YOUR TASK: Would you write out the listing verbatim and skip every picture in it?

STORED DATA:
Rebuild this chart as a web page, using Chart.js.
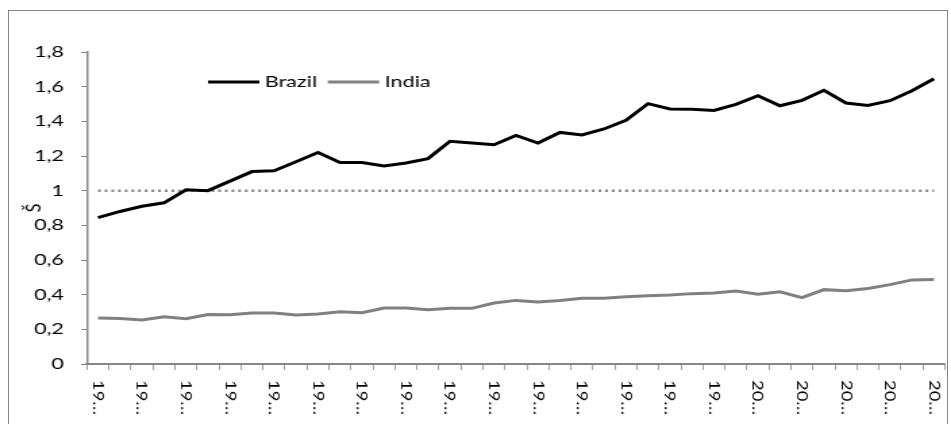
<!DOCTYPE html>
<html>
<head>
<meta charset="utf-8">
<script src="https://cdn.jsdelivr.net/npm/chart.js@4"></script>
<style>
  html, body { margin: 0; padding: 0; background: #fff; }
  #wrap { position: relative; width: 951px; height: 424px; overflow: hidden; }
  #frame { position: absolute; left: 8px; top: 10px; width: 940px; height: 430px; border: 1px solid #868686; box-sizing: border-box; }
  /* the source picture is stretched sideways, so the canvas is drawn narrow and widened */
  #stretch { position: absolute; left: 0; top: 0; width: 704px; height: 424px; transform: scale(1.3509, 1); transform-origin: 0 0; }
  canvas { display: block; }
</style>
</head>
<body>
<div id="wrap">
  <div id="frame"></div>
  <div id="stretch"><canvas id="chart" width="704" height="424"></canvas></div>
</div>
<script>
let years = [];
for (let yr = 1970; yr <= 2008; yr++) years.push(String(yr));

let brazil = [0.845, 0.88, 0.91, 0.93, 1.005, 1.0, 1.055, 1.11, 1.115, 1.167,
  1.22, 1.163, 1.163, 1.142, 1.16, 1.185, 1.285, 1.275, 1.265, 1.319,
  1.275, 1.336, 1.321, 1.356, 1.406, 1.502, 1.471, 1.469, 1.463, 1.498,
  1.548, 1.49, 1.521, 1.579, 1.506, 1.492, 1.519, 1.577, 1.646];

let india = [0.265, 0.263, 0.254, 0.273, 0.261, 0.286, 0.284, 0.294, 0.294, 0.283,
  0.288, 0.302, 0.296, 0.323, 0.323, 0.313, 0.321, 0.321, 0.352, 0.367,
  0.358, 0.367, 0.379, 0.379, 0.388, 0.394, 0.398, 0.406, 0.41, 0.421,
  0.402, 0.417, 0.383, 0.429, 0.423, 0.436, 0.458, 0.485, 0.487];

let parity = years.map(() => 1);

const font = "Lato, 'Open Sans', sans-serif";

// legend drawn inside the plot, like the Excel one
const innerLegend = {
  id: 'innerLegend',
  afterDraw(chart) {
    const c = chart.ctx;
    let x = 154, y = 82;
    c.save();
    c.font = '16px ' + font;
    c.textBaseline = 'middle';
    chart.data.datasets.forEach(ds => {
      if (!ds.legend) return;
      c.strokeStyle = ds.borderColor;
      c.lineWidth = 3;
      c.beginPath();
      c.moveTo(x, y);
      c.lineTo(x + 38, y);
      c.stroke();
      c.fillStyle = '#000';
      c.fillText(ds.label, x + 42, y);
      x += 42 + c.measureText(ds.label).width + 8;
    });
    c.restore();
  }
};

// category labels written downwards (top to bottom), every second year, cut off like Excel
const downLabels = {
  id: 'downLabels',
  afterDraw(chart) {
    const sc = chart.scales.x;
    const c = chart.ctx;
    c.save();
    c.font = '16px ' + font;
    c.fillStyle = '#000';
    c.textBaseline = 'middle';
    c.textAlign = 'left';
    chart.data.labels.forEach((lab, i) => {
      if (i % 2) return;
      const txt = lab.slice(0, 2) + '…';
      const w = c.measureText(txt).width;
      c.save();
      c.translate(sc.getPixelForValue(i), sc.top + 16);
      c.rotate(Math.PI / 2);
      c.scale(35 / w, 0.72);
      c.fillText(txt, 0, 0);
      c.restore();
    });
    c.restore();
  }
};

const ctx = document.getElementById('chart').getContext('2d');
const chart = new Chart(ctx, {
  type: 'line',
  data: {
    labels: years,
    datasets: [{
      label: 'Brazil',
      legend: true,
      data: brazil,
      borderColor: '#000000',
      borderWidth: 3,
      pointRadius: 0,
      tension: 0,
      fill: false
    }, {
      label: 'India',
      legend: true,
      data: india,
      borderColor: '#808080',
      borderWidth: 3,
      pointRadius: 0,
      tension: 0,
      fill: false
    }, {
      label: 'parity',
      data: parity,
      borderColor: '#8a8a8a',
      borderWidth: 2.5,
      borderDash: [2.1, 2.84],
      pointRadius: 0,
      fill: false
    }]
  },
  options: {
    responsive: false,
    animation: false,
    events: [],
    layout: { padding: { left: 6, right: 4.5, top: 52, bottom: 0 } },
    plugins: {
      legend: { display: false },
      tooltip: { enabled: false }
    },
    scales: {
      x: {
        offset: true,
        grid: { offset: true, drawOnChartArea: false, drawTicks: true, tickLength: 6, color: '#868686', lineWidth: 0.8 },
        border: { color: '#868686', width: 2 },
        ticks: {
          autoSkip: false,
          maxRotation: 0,
          color: 'rgba(0,0,0,0)',
          font: { size: 10 },
          callback: () => ''
        },
        afterFit: s => { s.height = 60; }
      },
      y: {
        min: 0,
        max: 1.8,
        grid: { drawOnChartArea: false, drawTicks: true, tickLength: 4.4, color: '#868686' },
        border: { color: '#868686', width: 1.5 },
        title: { display: true, text: 'Š', color: '#000', font: { family: font, size: 16 }, padding: { top: 9, bottom: 0 } },
        ticks: {
          stepSize: 0.2,
          padding: 12.6,
          color: '#000',
          font: { family: font, size: 16 },
          callback: v => String(+v.toFixed(1)).replace('.', ',')
        },
        afterFit: s => { s.width = 58.4; }
      }
    }
  },
  plugins: [innerLegend, downLabels]
});
</script>
</body>
</html>
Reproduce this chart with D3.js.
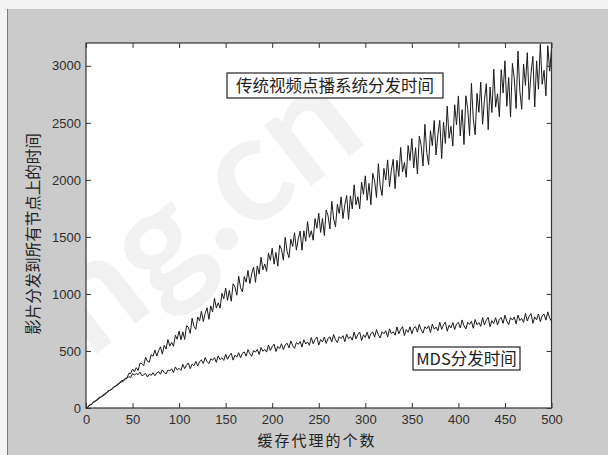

OUTPUT BELOW:
Rebuild this chart as a web page, using Chart.js.
<!DOCTYPE html>
<html>
<head>
<meta charset="utf-8">
<script src="https://cdn.jsdelivr.net/npm/chart.js@4"></script>
<style>
  html, body { margin: 0; padding: 0; background: #fff; }
  #wrap { position: relative; width: 951px; height: 424px; overflow: hidden; }
  #frame { position: absolute; left: 8px; top: 10px; width: 940px; height: 430px; border: 1px solid #868686; box-sizing: border-box; }
  /* the source picture is stretched sideways, so the canvas is drawn narrow and widened */
  #stretch { position: absolute; left: 0; top: 0; width: 704px; height: 424px; transform: scale(1.3509, 1); transform-origin: 0 0; }
  canvas { display: block; }
</style>
</head>
<body>
<div id="wrap">
  <div id="frame"></div>
  <div id="stretch"><canvas id="chart" width="704" height="424"></canvas></div>
</div>
<script>
let years = [];
for (let yr = 1970; yr <= 2008; yr++) years.push(String(yr));

let brazil = [0.845, 0.88, 0.91, 0.93, 1.005, 1.0, 1.055, 1.11, 1.115, 1.167,
  1.22, 1.163, 1.163, 1.142, 1.16, 1.185, 1.285, 1.275, 1.265, 1.319,
  1.275, 1.336, 1.321, 1.356, 1.406, 1.502, 1.471, 1.469, 1.463, 1.498,
  1.548, 1.49, 1.521, 1.579, 1.506, 1.492, 1.519, 1.577, 1.646];

let india = [0.265, 0.263, 0.254, 0.273, 0.261, 0.286, 0.284, 0.294, 0.294, 0.283,
  0.288, 0.302, 0.296, 0.323, 0.323, 0.313, 0.321, 0.321, 0.352, 0.367,
  0.358, 0.367, 0.379, 0.379, 0.388, 0.394, 0.398, 0.406, 0.41, 0.421,
  0.402, 0.417, 0.383, 0.429, 0.423, 0.436, 0.458, 0.485, 0.487];

let parity = years.map(() => 1);

const font = "Lato, 'Open Sans', sans-serif";

// legend drawn inside the plot, like the Excel one
const innerLegend = {
  id: 'innerLegend',
  afterDraw(chart) {
    const c = chart.ctx;
    let x = 154, y = 82;
    c.save();
    c.font = '16px ' + font;
    c.textBaseline = 'middle';
    chart.data.datasets.forEach(ds => {
      if (!ds.legend) return;
      c.strokeStyle = ds.borderColor;
      c.lineWidth = 3;
      c.beginPath();
      c.moveTo(x, y);
      c.lineTo(x + 38, y);
      c.stroke();
      c.fillStyle = '#000';
      c.fillText(ds.label, x + 42, y);
      x += 42 + c.measureText(ds.label).width + 8;
    });
    c.restore();
  }
};

// category labels written downwards (top to bottom), every second year, cut off like Excel
const downLabels = {
  id: 'downLabels',
  afterDraw(chart) {
    const sc = chart.scales.x;
    const c = chart.ctx;
    c.save();
    c.font = '16px ' + font;
    c.fillStyle = '#000';
    c.textBaseline = 'middle';
    c.textAlign = 'left';
    chart.data.labels.forEach((lab, i) => {
      if (i % 2) return;
      const txt = lab.slice(0, 2) + '…';
      const w = c.measureText(txt).width;
      c.save();
      c.translate(sc.getPixelForValue(i), sc.top + 16);
      c.rotate(Math.PI / 2);
      c.scale(35 / w, 0.72);
      c.fillText(txt, 0, 0);
      c.restore();
    });
    c.restore();
  }
};

const ctx = document.getElementById('chart').getContext('2d');
const chart = new Chart(ctx, {
  type: 'line',
  data: {
    labels: years,
    datasets: [{
      label: 'Brazil',
      legend: true,
      data: brazil,
      borderColor: '#000000',
      borderWidth: 3,
      pointRadius: 0,
      tension: 0,
      fill: false
    }, {
      label: 'India',
      legend: true,
      data: india,
      borderColor: '#808080',
      borderWidth: 3,
      pointRadius: 0,
      tension: 0,
      fill: false
    }, {
      label: 'parity',
      data: parity,
      borderColor: '#8a8a8a',
      borderWidth: 2.5,
      borderDash: [2.1, 2.84],
      pointRadius: 0,
      fill: false
    }]
  },
  options: {
    responsive: false,
    animation: false,
    events: [],
    layout: { padding: { left: 6, right: 4.5, top: 52, bottom: 0 } },
    plugins: {
      legend: { display: false },
      tooltip: { enabled: false }
    },
    scales: {
      x: {
        offset: true,
        grid: { offset: true, drawOnChartArea: false, drawTicks: true, tickLength: 6, color: '#868686', lineWidth: 0.8 },
        border: { color: '#868686', width: 2 },
        ticks: {
          autoSkip: false,
          maxRotation: 0,
          color: 'rgba(0,0,0,0)',
          font: { size: 10 },
          callback: () => ''
        },
        afterFit: s => { s.height = 60; }
      },
      y: {
        min: 0,
        max: 1.8,
        grid: { drawOnChartArea: false, drawTicks: true, tickLength: 4.4, color: '#868686' },
        border: { color: '#868686', width: 1.5 },
        title: { display: true, text: 'Š', color: '#000', font: { family: font, size: 16 }, padding: { top: 9, bottom: 0 } },
        ticks: {
          stepSize: 0.2,
          padding: 12.6,
          color: '#000',
          font: { family: font, size: 16 },
          callback: v => String(+v.toFixed(1)).replace('.', ',')
        },
        afterFit: s => { s.width = 58.4; }
      }
    }
  },
  plugins: [innerLegend, downLabels]
});
</script>
</body>
</html>
Reproduce this chart with D3.js.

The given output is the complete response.